Jane already had the answer. “Leon Gott’s house was a Noah’s Ark of mounted animals. I seem to remember a tiger head on his wall, but I have no idea if it was a Bengal tiger.”
“Can you get me a few strands off that mounted head? If we can match those hairs to this tiger hair, it tells us there was transfer from Leon Gott’s house to Jodi Underwood’s robe.”
“Two victims. The same killer.”
“It’s certainly starting to look that way.”
TWENTY-NINE
HE IS HERE, SOMEWHERE IN THIS CITY. AS WE SIT IN AFTERNOON TRAFFIC, I look out the car window and watch pedestrians trudge past, heads bowed against the wind that whips between buildings. I have lived so long on the farm that I’ve forgotten what it’s like to be in a city. I don’t care for Boston. I don’t like how cold and gray it is here, and these tall buildings cut off any view of the sky, trapping me in eternal shadow. I don’t like the brusqueness of the people, who are so direct and hard-edged. Detective Rizzoli seems distracted as she drives, and she makes no effort at conversation, so we sit in silence. Outside is a cacophony of honking horns and distant sirens and people, so many people. Like the bush, this, too, is a wilderness, where the wrong move—a careless step off the curb, an exchange of words with an angry man—can prove fatal.

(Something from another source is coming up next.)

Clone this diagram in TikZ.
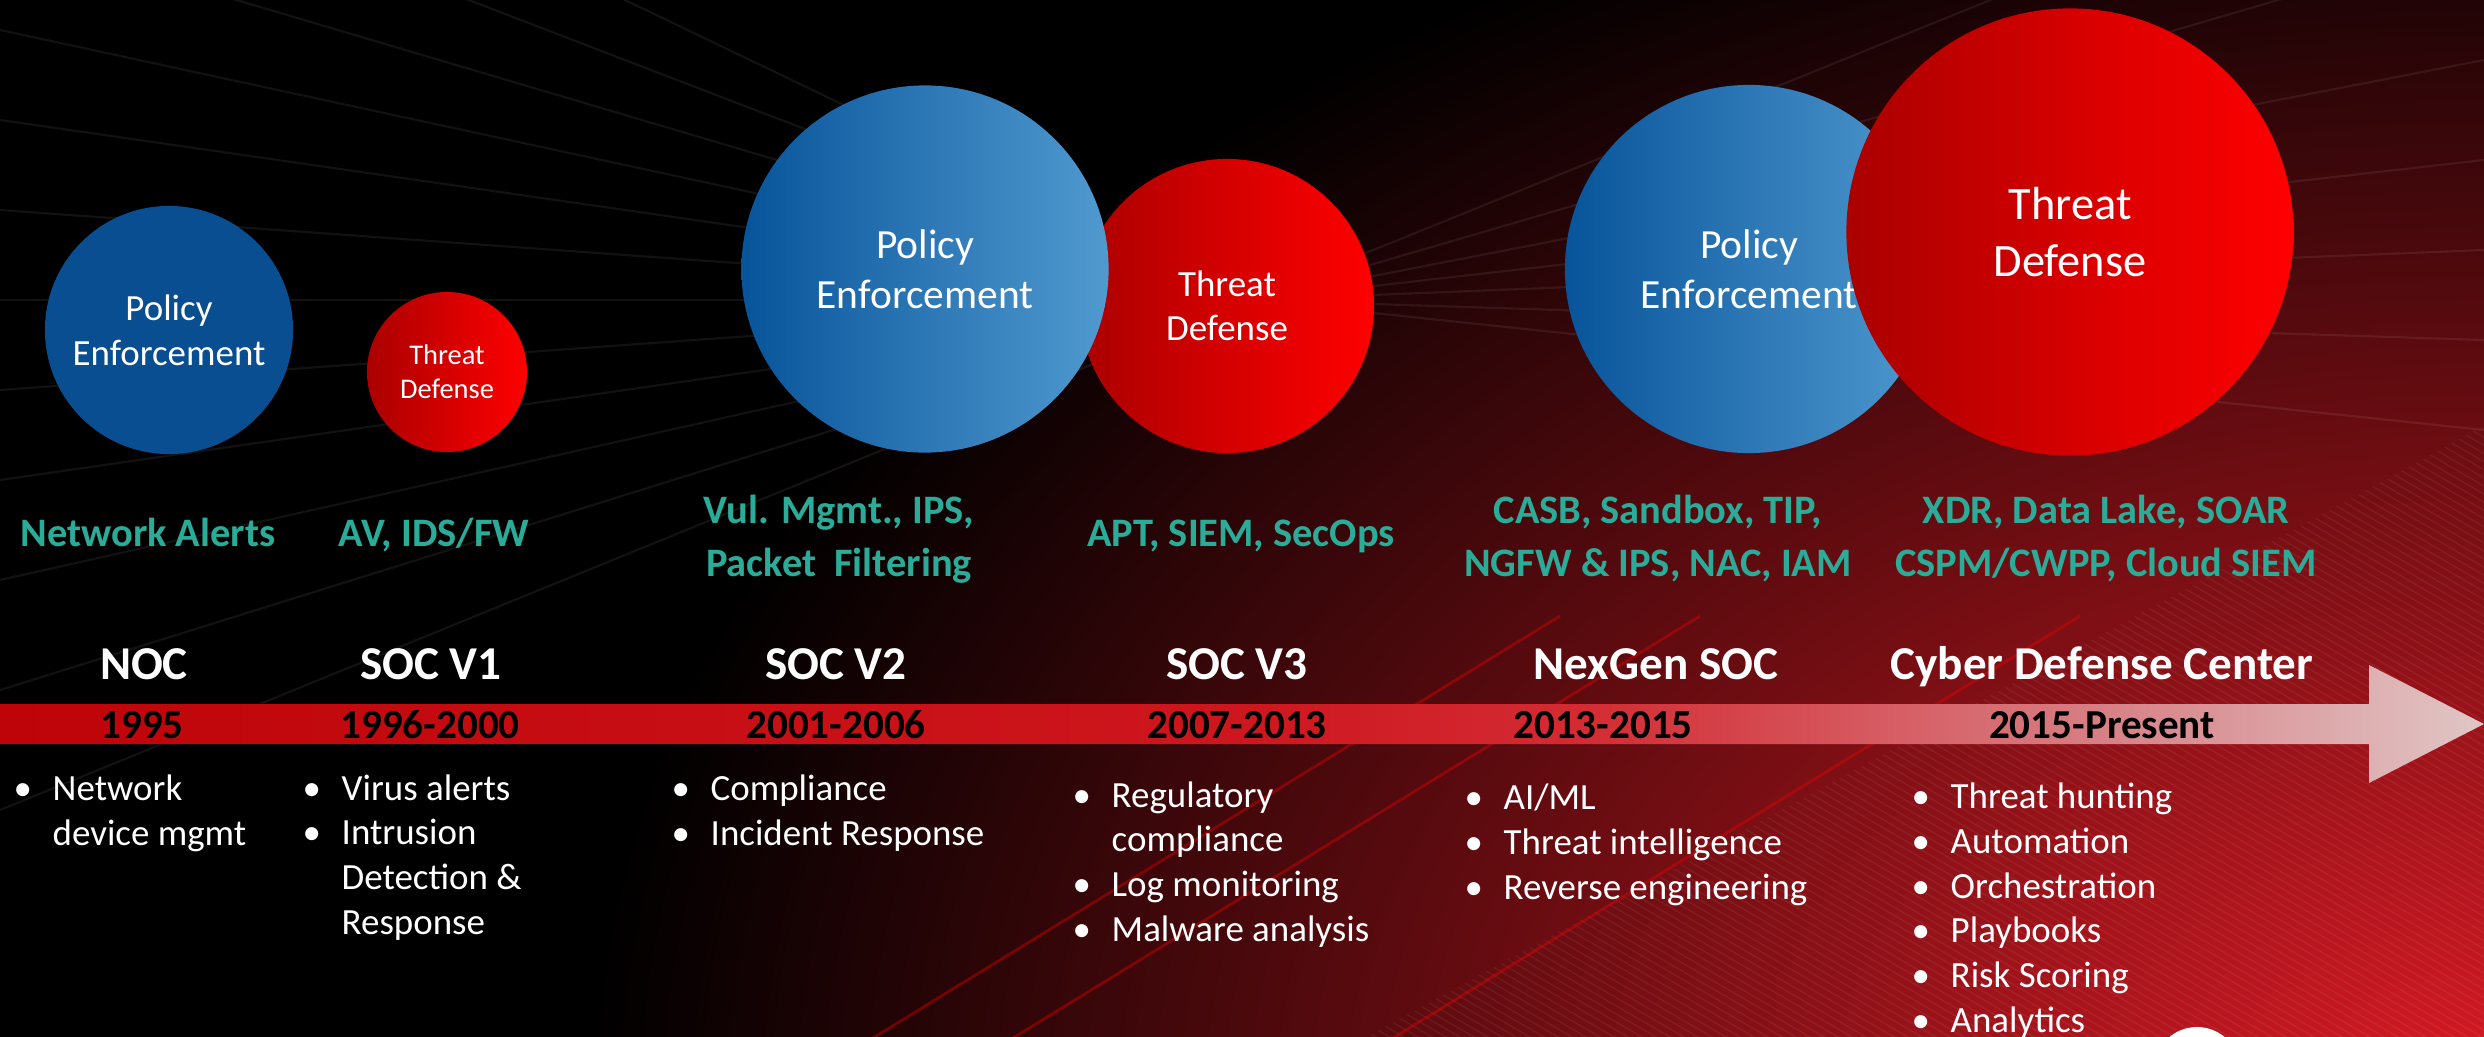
\documentclass[tikz,border=0pt]{standalone}
\usepackage{fontspec}
\setmainfont{Carlito}

\definecolor{tealtxt}{RGB}{42,172,152}
\definecolor{nocblue}{RGB}{8,78,145}
\definecolor{bluedk}{RGB}{8,84,154}
\definecolor{bluelt}{RGB}{80,154,208}
\definecolor{reddk}{RGB}{170,0,0}
\definecolor{redlt}{RGB}{255,0,0}
\definecolor{bgred}{RGB}{218,26,36}
\definecolor{bandA}{RGB}{190,4,8}
\definecolor{bandB}{RGB}{206,22,30}
\definecolor{bandC}{RGB}{212,44,52}
\definecolor{bandD}{RGB}{215,125,130}
\definecolor{bandE}{RGB}{224,198,198}

\pgfdeclarehorizontalshading{bandfill}{100bp}{color(0bp)=(bandA); color(25bp)=(bandA); color(50bp)=(bandB); color(57bp)=(bandC); color(67bp)=(bandD); color(75bp)=(bandE); color(100bp)=(bandE)}

\tikzset{
  stage/.style={text=white, font=\fontsize{13.4}{16}\selectfont\bfseries, anchor=base, inner sep=0pt},
  years/.style={text=black, font=\fontsize{11.7}{14}\selectfont\bfseries, anchor=base, inner sep=0pt},
  tools/.style={text=tealtxt, font=\fontsize{11.5}{14.8}\selectfont\bfseries, align=center, anchor=base, inner sep=0pt},
  pts/.style={text=white, font=\fontsize{10.5}{12.7}\selectfont, align=left, anchor=base west, inner sep=0pt},
  ball/.style={circle, inner sep=0pt, text=white, align=center},
  streak/.style={white, opacity=0.07, line width=0.6pt},
  stripe/.style={white, opacity=0.06, line width=0.4pt},
}
\newcommand{\bl}{\makebox[0.39cm][l]{\textbullet}}
\newcommand{\ind}{\hspace*{0.39cm}}

\begin{document}
\begin{tikzpicture}[x=0.01cm, y=-0.01cm]
    \useasboundingbox (0,0) rectangle (2484,1036);
    \begin{scope}
        \clip (-10,-10) rectangle (2494,1046);
        \fill[black] (-10,-10) rectangle (2494,1046);
        \shade[inner color=bgred, outer color=black] (2484,1100) ellipse (1900 and 1300);
        \coordinate (vp) at (1250,300);
        \foreach \yy in {-300,-180,-70,30,120,210,300,390,480,580,690,810}
            \draw[streak] (vp) -- (0,\yy);
        \foreach \yy in {-200,-60,60,160,250,340,430}
            \draw[streak] (vp) -- (2484,\yy);
        \begin{scope}
            \clip (1350,1046) -- (2494,1046) -- (2494,420) -- cycle;
            \foreach \k in {-440,-426,...,2240}
                \draw[stripe] (\k,0) -- ++(1800,1044);
        \end{scope}
        \foreach \k in {860,1000,1380}
            \draw[red, opacity=0.35, line width=0.8pt] (\k,1046) -- ++(700,-430);
        \fill[white] (2197,1070) circle (43);
    \end{scope}

    \shade[shading=bandfill] (0,704) -- (2369,704) -- (2369,665) -- (2484,724)
        -- (2369,783) -- (2369,744) -- (0,744) -- cycle;

    \node[ball, minimum size=2.48cm, fill=nocblue, font=\fontsize{10.5}{12.8}\selectfont] (pe1) at (169,330) {Policy\\Enforcement};
    \node[ball, minimum size=1.6cm, left color=reddk, right color=redlt, font=\fontsize{8.1}{9.7}\selectfont] (td1) at (447,372) {Threat\\Defense};
    \node[ball, minimum size=2.94cm, left color=reddk, right color=redlt, font=\fontsize{10.5}{12.5}\selectfont] (td2) at (1227,306) {Threat\\Defense};
    \node[ball, minimum size=3.67cm, left color=bluedk, right color=bluelt, font=\fontsize{11.8}{14.2}\selectfont] (pe2) at (925,269) {Policy\\Enforcement};
    \node[ball, minimum size=3.68cm, left color=bluedk, right color=bluelt, font=\fontsize{11.8}{14.2}\selectfont] (pe3) at (1749,269) {Policy\\Enforcement};
    \node[ball, minimum size=4.47cm, left color=reddk, right color=redlt, font=\fontsize{13.2}{16.2}\selectfont] (td3) at (2070,232) {Threat\\Defense};

    \node[tools] (t1) at (148,546) {Network Alerts};
    \node[tools] (t2) at (434,546) {AV, IDS/FW};
    \node[tools] (t3) at (839,576) {Vul. Mgmt., IPS,\\Packet\ \ Filtering};
    \node[tools] (t4) at (1241,546) {APT, SIEM, SecOps};
    \node[tools] (t5) at (1658,576) {CASB, Sandbox, TIP,\\NGFW \& IPS, NAC, IAM};
    \node[tools] (t6) at (2106,576) {XDR, Data Lake, SOAR\\CSPM/CWPP, Cloud SIEM};

    \node[stage] (noc) at (144,679) {NOC};
    \node[stage] (soc1) at (431,679) {SOC V1};
    \node[stage] (soc2) at (836,679) {SOC V2};
    \node[stage] (soc3) at (1237,679) {SOC V3};
    \node[stage] (nxg) at (1656,679) {NexGen SOC};
    \node[stage] (cdc) at (2102,679) {Cyber Defense Center};

    \node[years] (y1) at (142,738) {1995};
    \node[years] (y2) at (430,738) {1996-2000};
    \node[years] (y3) at (836,738) {2001-2006};
    \node[years] (y4) at (1237,738) {2007-2013};
    \node[years] (y5) at (1603,738) {2013-2015};
    \node[years] (y6) at (2102,738) {2015-Present};

    \node[pts] (l1) at (13,845) {\bl Network\\\ind device mgmt};
    \node[pts] (l2) at (302,934) {\bl Virus alerts\\\bl Intrusion\\\ind Detection \&\\\ind Response};
    \node[pts] (l3) at (671,845) {\bl Compliance\\\bl Incident Response};
    \node[pts] (l4) at (1072,941) {\bl Regulatory\\\ind compliance\\\bl Log monitoring\\\bl Malware analysis};
    \node[pts] (l5) at (1464,899) {\bl AI/ML\\\bl Threat intelligence\\\bl Reverse engineering};
    \node[pts] (l6) at (1911,1032) {\bl Threat hunting\\\bl Automation\\\bl Orchestration\\\bl Playbooks\\\bl Risk Scoring\\\bl Analytics};
\end{tikzpicture}
\end{document}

Where, in this giant maze of a city, is Johnny hiding?
Everywhere I look, I imagine I see him. I glimpse a towering blond head and a pair of broad shoulders, and my heart gives a lurch. Then he turns and I see it’s not him. Nor is the next tall, fair-haired man who catches my eye. Johnny is simultaneously everywhere, and nowhere.
We halt at another stoplight, boxed in between two lanes of cars. Detective Rizzoli looks at me. “I need to make one quick stop before I take you to Maura’s. Is that okay?”
“That’s fine. Where are we going?”
“A house. The Gott crime scene.”
She says it so casually, but this is what she does for a living. She goes to places where they find bodies. She is like Clarence, our tracker in the Delta, who was always hunting for signs of game. The game that Detective Rizzoli hunts for are those who kill.
At last we escape heavy city traffic and enter a much quieter neighborhood of single-family houses. There are trees here, although November has stripped them of their leaves, which tumble l
ike brown confetti on the streets. The house where we pull up has all its shades closed, and a single strand of police tape flutters on a tree, the lone bright accent in the autumnal gloom.
“I’ll only be a few minutes,” she says. “You can wait in the car.”
I glance around at the deserted street and spy a silhouette in a front window, where someone stands watching us. Of course people would be watching. A killer has visited their neighborhood, and they worry he’ll make a second appearance.
“I’ll come in with you,” I say. “I don’t want to sit out here by myself.”
As I follow her to the front porch, I’m nervous about what I’m going to find. I’ve never been inside a house where someone was murdered, and I imagine blood-spattered walls, a chalk figure drawn on the floor. But when we step inside I see no blood, no signs of violence—unless you count the ghastly display of animal heads. There are dozens of them mounted on the walls, with eyes so life-like they seem to be staring at me. An accusatory gallery of victims. The overwhelming smell of bleach makes my eyes water, my nose sting.
She notices my grimace and says, “The cleaners must have doused the whole house in Clorox. But it’s a lot better than what it used to smell like.”
“Did it happen … was it in this room?”
“No, it was in the garage. I don’t need to go in there.”
“What are we doing here, exactly?”
“Hunting for a tiger.” She scans the trophy heads displayed on the walls. “And there he is. I knew I saw one in here.”
As she drags over a chair to reach the tiger, I imagine the souls of these dead animals murmuring among themselves, passing judgment on us. The African lion looks so alive that I’m almost afraid to approach him, but he draws me like a magnet. I think of the real lions I saw in the Delta, remember their muscles rippling beneath tawny coats. I think of Johnny, golden-haired and just as powerful, and imagine his head staring down at me. The most dangerous creature on this wall.
“Johnny said he’d kill a man before he’d ever shoot a big cat.”